Before the Walter Cronkite of royal gingers asked Obama the real questions, he asked what it was like sitting at the inauguration in January while watching Jabba the Trump get sworn in as our overlord. While many of us felt a mixture of doom eating at our soul and drunkness from guzzling down a gallon jug of vodka as we watched the inauguration, Obama said he felt a sense of “serenity.” No he didn’t mean he felt a sense of serenity because the National Mall was so quiet due to nobody showing up. Obama said this when explaining why he felt a sense of serenity:
“The first thing that went through my mind was, sitting across from Michelle, how thankful I was that she had been my partner through that whole process. That was mixed with all the work that was still undone, and concerns about how the country moves forward. But you know overall, there was a serenity there. More than I would have expected.”
Okay, now on to the REAL questions. PHG did a round of highly important quick questions, and the entire thing is in the video at the end of this post, but here’s a few of them:
PHG: Boxers or Briefs?
Obama: Sorry we don’t answer those questions.
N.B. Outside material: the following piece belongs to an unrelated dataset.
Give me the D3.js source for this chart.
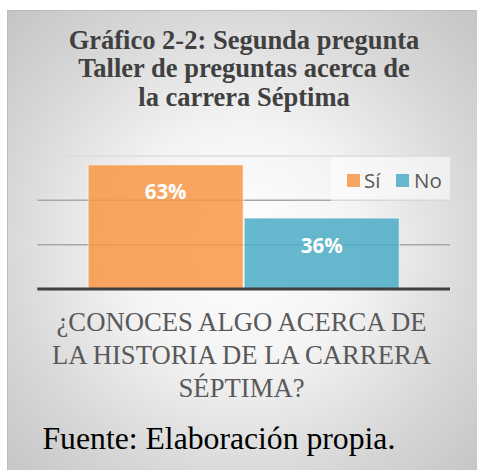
<!DOCTYPE html>
<html>
<head>
<meta charset="utf-8">
<script src="https://cdn.jsdelivr.net/npm/d3@7"></script>
<style>
  html, body { margin: 0; padding: 0; background: #ffffff; }
  svg { display: block; }
</style>
</head>
<body>
<svg id="chart" width="477" height="470"></svg>
<script>
// ---- data ----
const titleLines = ["Gráfico 2-2: Segunda pregunta", "Taller de preguntas acerca de", "la carrera Séptima"];
const categories = ["¿CONOCES ALGO ACERCA DE LA HISTORIA DE LA CARRERA SÉPTIMA?"];
const categoryLines = ["¿CONOCES ALGO ACERCA DE", "LA HISTORIA DE LA CARRERA", "SÉPTIMA?"];
const seriesNames = ["Sí", "No"];
const seriesValues = [14, 8];          // responses (axis max 15)
const seriesLabels = ["63%", "36%"];
const seriesColors = ["#F79646", "#4BACC6"];
const yTicks = [0, 5, 10, 15];
const sourceText = "Fuente: Elaboración propia.";

// ---- drawing ----
const svg = d3.select("#chart");
const defs = svg.append("defs");
const grad = defs.append("radialGradient").attr("id", "bg")
  .attr("gradientUnits", "userSpaceOnUse")
  .attr("cx", 242).attr("cy", 245).attr("r", 335);
grad.append("stop").attr("offset", "0").attr("stop-color", "#ffffff");
grad.append("stop").attr("offset", "0.35").attr("stop-color", "#f4f4f4");
grad.append("stop").attr("offset", "0.7").attr("stop-color", "#d8d8d8");
grad.append("stop").attr("offset", "1").attr("stop-color", "#c4c4c4");

svg.append("rect").attr("x", 7.5).attr("y", 10.5).attr("width", 475).attr("height", 470)
  .attr("fill", "url(#bg)").attr("stroke", "#bdbdbd").attr("stroke-width", 1);

// title
svg.append("g").selectAll("text").data(titleLines).join("text")
  .attr("x", 244).attr("y", (d, i) => 48.5 + i * 28.5)
  .attr("text-anchor", "middle")
  .attr("font-family", "'Liberation Serif', 'Times New Roman', serif")
  .attr("font-weight", "bold").attr("font-size", 26.5)
  .attr("fill", "#404040").text(d => d);

const plotLeft = 37.3, plotRight = 450, plotBottom = 289, plotTop = 156;
const x = d3.scaleBand().domain(categories).range([plotLeft, plotRight])
  .paddingInner(0).paddingOuter(0.1635);
const xs = d3.scaleBand().domain(seriesNames).range([0, x.bandwidth()]).paddingInner(0.0065);
const y = d3.scaleLinear().domain([0, 15]).range([plotBottom, plotTop]);

// gridlines
svg.append("g").selectAll("line").data(yTicks.filter(t => t > 0)).join("line")
  .attr("x1", plotLeft).attr("x2", plotRight)
  .attr("y1", d => y(d)).attr("y2", d => y(d))
  .attr("stroke", d => d === 15 ? "#dcdcdc" : "#a8a8a8")
  .attr("stroke-width", 1.5);

// legend box
const legend = svg.append("g");
legend.append("rect").attr("x", 331).attr("y", 157).attr("width", 119).attr("height", 44)
  .attr("fill", "#ffffff").attr("fill-opacity", 0.55);

// bars
const data = seriesNames.map((s, i) => ({ name: s, value: seriesValues[i], label: seriesLabels[i], color: seriesColors[i] }));
const bars = svg.append("g");
bars.selectAll("rect").data(data).join("rect")
  .attr("x", d => x(categories[0]) + xs(d.name))
  .attr("y", d => y(d.value))
  .attr("width", xs.bandwidth())
  .attr("height", d => y(0) - y(d.value))
  .attr("fill", d => d.color).attr("fill-opacity", 0.85)
  .attr("stroke", "#ffffff").attr("stroke-opacity", 0.6).attr("stroke-width", 1);

bars.selectAll("text").data(data).join("text")
  .attr("x", d => x(categories[0]) + xs(d.name) + xs.bandwidth() / 2)
  .attr("y", d => y(d.value) + 34.5)
  .attr("text-anchor", "middle")
  .attr("font-family", "'Open Sans', 'Noto Sans', sans-serif")
  .attr("font-weight", "bold").attr("font-size", 20.5)
  .attr("fill", "#ffffff").text(d => d.label);

// baseline axis
const xAxis = d3.axisBottom(x).tickSize(0).tickFormat("");
const axisG = svg.append("g").attr("transform", `translate(0,${y(0)})`).call(xAxis);
axisG.select(".domain").attr("stroke", "#404040").attr("stroke-width", 3)
  .attr("d", `M${plotLeft},0H${plotRight}`);

// legend items
const legendX = [347, 396], legendTextX = [364, 414];
data.forEach((d, i) => {
  legend.append("rect").attr("x", legendX[i]).attr("y", 174).attr("width", 13).attr("height", 13)
    .attr("fill", d.color).attr("fill-opacity", 0.85);
  legend.append("text").attr("x", legendTextX[i]).attr("y", 187.8)
    .attr("font-family", "'Open Sans', 'Noto Sans', sans-serif")
    .attr("font-size", 20.5).attr("fill", "#595959").text(d.name);
});

// category (axis title)
svg.append("g").selectAll("text").data(categoryLines).join("text")
  .attr("x", 241.5).attr("y", (d, i) => 330.5 + i * 33.3)
  .attr("text-anchor", "middle")
  .attr("font-family", "'Liberation Serif', 'Times New Roman', serif")
  .attr("font-size", 26.7).attr("fill", "#595959").text(d => d);

// source
svg.append("text").attr("x", 42.5).attr("y", 448.5)
  .attr("font-family", "'Liberation Serif', 'Times New Roman', serif")
  .attr("font-size", 31.7).attr("fill", "#000000").text(sourceText);
</script>
</body>
</html>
PHG: Aretha Franklin or Tina Turner?
Obama: Aretha’s the best.
PHG: Rachel or Monica?
Obama: I like Rachel.
PHG: Harry or William?
Obama: William right now.
PHG: Suits or The Good Wife?
Obama: Suits, obviously.
I don’t have a Trump-loving auntie or uncle who’s the only one at the holiday dinner table to burn calories since they’re constantly running their mouth about what a liar Obama is, but if I did, I’d say to them, “You maaaaaaaaay have a point.” I mean, who would choose Suits OVER The Good Wife? No, I haven’t seen one millisecond of The Good Wife, but it had Christine Baranski and a topless Jeffrey Dean Morgan in it. In what world is Suits better than that? But I don’t blame Obama. He’s obviously trying to get an invite to PHG and Meghan Markle’s wedding, and who wouldn’t to see a drunken THE QUEEN say fuck it to the whole “single ladies only” rule by clocking a bitch with her pocketbook while going for the bouquet?